Paulo Santamaría

Personal information
- Full name: Paulo José Santamaría Rodríguez
- Date of birth: 24 May 2001 (age 25)
- Place of birth: San Ramón, Costa Rica
- Height: 1.87 m (6 ft 2 in)
- Position: Midfielder

Team information
- Current team: Persijap Jepara
- Number: 8

Senior career*
- Years: Team / Apps / (Gls)
- 2019–2022: Alajuelense / 2 / (0)
- 2020: → Juventud Escazuceña (loan) / 15 / (0)
- 2021–2022: → Pérez Zeledón (loan) / 23 / (0)
- 2022: → Sporting (loan) / 18 / (1)
- 2023–2025: Sporting / 50 / (7)
- 2025: → Herediano (loan) / 3 / (0)
- 2025–2026: Guadalupe / 11 / (1)
- 2026–: Persijap Jepara / 1 / (0)

International career
- 2023: Costa Rica U23 / 2 / (0)

= Paulo Santamaría =

Costa Rican footballer

Paulo José Santamaría Rodríguez (born 24 May 2001) is a Costa Rican professional footballer who plays as a midfielder for Super League club Persijap Jepara.

==Club career==
Born in San Ramón, Costa Rica, Santamaría represented Alajuelense as a youth. He made his first-team debut on 27 January 2019, coming on as a substitute in a 1–1 draw over Limón. In the following year, he moved on loan to Escazuceña. Santamaría returned to Alajuelense but subsequently served another loans at Pérez Zeledón and Sporting. Santamaría then left Alajuelense and officially extended his contract with Sporting, before being loaned out for a season to Herediano in early 2025.
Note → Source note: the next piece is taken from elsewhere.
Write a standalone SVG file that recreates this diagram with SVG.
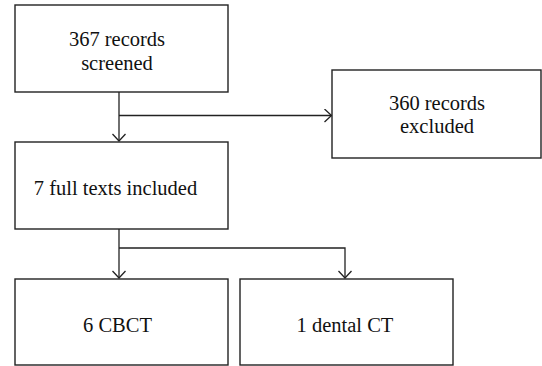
<svg xmlns="http://www.w3.org/2000/svg" width="542" height="366" viewBox="0 0 542 366">
<defs>
<style>
.box{fill:#fff;stroke:#222;stroke-width:1.4}
.lbl{font-family:"Liberation Serif","Times New Roman",serif;font-size:20.5px;fill:#111;text-anchor:middle}
.con{fill:none;stroke:#222;stroke-width:1.3}
</style>
<marker id="arr" viewBox="0 0 14 14" refX="12" refY="7" markerWidth="14" markerHeight="14" markerUnits="userSpaceOnUse" orient="auto">
<path d="M5,0.5 L12,7 L5,13.5" fill="none" stroke="#222" stroke-width="1.3"/>
</marker>
</defs>
<rect width="542" height="366" fill="#fff"/>
<g id="connectors">
<path class="con" d="M119,92 V141" marker-end="url(#arr)"/>
<path class="con" d="M119,115.5 H331.5" marker-end="url(#arr)"/>
<path class="con" d="M119,229 V278" marker-end="url(#arr)"/>
<path class="con" d="M119,248 H345 V278" marker-end="url(#arr)"/>
</g>
<g id="n1">
<rect class="box" x="15" y="5" width="213" height="87"/>
<text class="lbl" x="117" y="45.5">367 records</text>
<text class="lbl" x="117" y="69.5">screened</text>
</g>
<g id="n2">
<rect class="box" x="332" y="70" width="209" height="88"/>
<text class="lbl" x="437" y="110">360 records</text>
<text class="lbl" x="437" y="133">excluded</text>
</g>
<g id="n3">
<rect class="box" x="15" y="142" width="213" height="87"/>
<text class="lbl" x="115.5" y="195">7 full texts included</text>
</g>
<g id="n4">
<rect class="box" x="15" y="279" width="213" height="86"/>
<text class="lbl" x="117.5" y="331.5">6 CBCT</text>
</g>
<g id="n5">
<rect class="box" x="240" y="279" width="213" height="86"/>
<text class="lbl" x="345" y="331.5">1 dental CT</text>
</g>
</svg>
After playing for Sporting and Herediano, Santamaría continued his career by joining Guadalupe in June 2025. He made his club debut on 24 July 2025, coming on as a substitute in a 0–0 draw over his former club Herediano. He established himself within the first-team options, accumulating domestic experience and featuring as a primary utility choice in the central core before seeking a move abroad.

===Persijap Jepara===
In August 2026, Santamaría completed a transfer to Southeast Asia, officially signing with Indonesian top-flight side Persijap Jepara ahead of the 2026–27 Super League campaign. He was introduced as one of the club's eight new foreign signings brought in under manager Juan Cortés to strengthen the structural engine room of the squad. He made his league debut for Persijap Jepara on 6 September 2026, coming on as a starter in a 2–0 lose over Madura United.

== International career ==
In May 2023, he was named to the 22-man Costa Rica U23 squad for the 2023 Maurice Revello Tournament. Then, he made two appearances against France U23 and Qatar U23 in that tournament.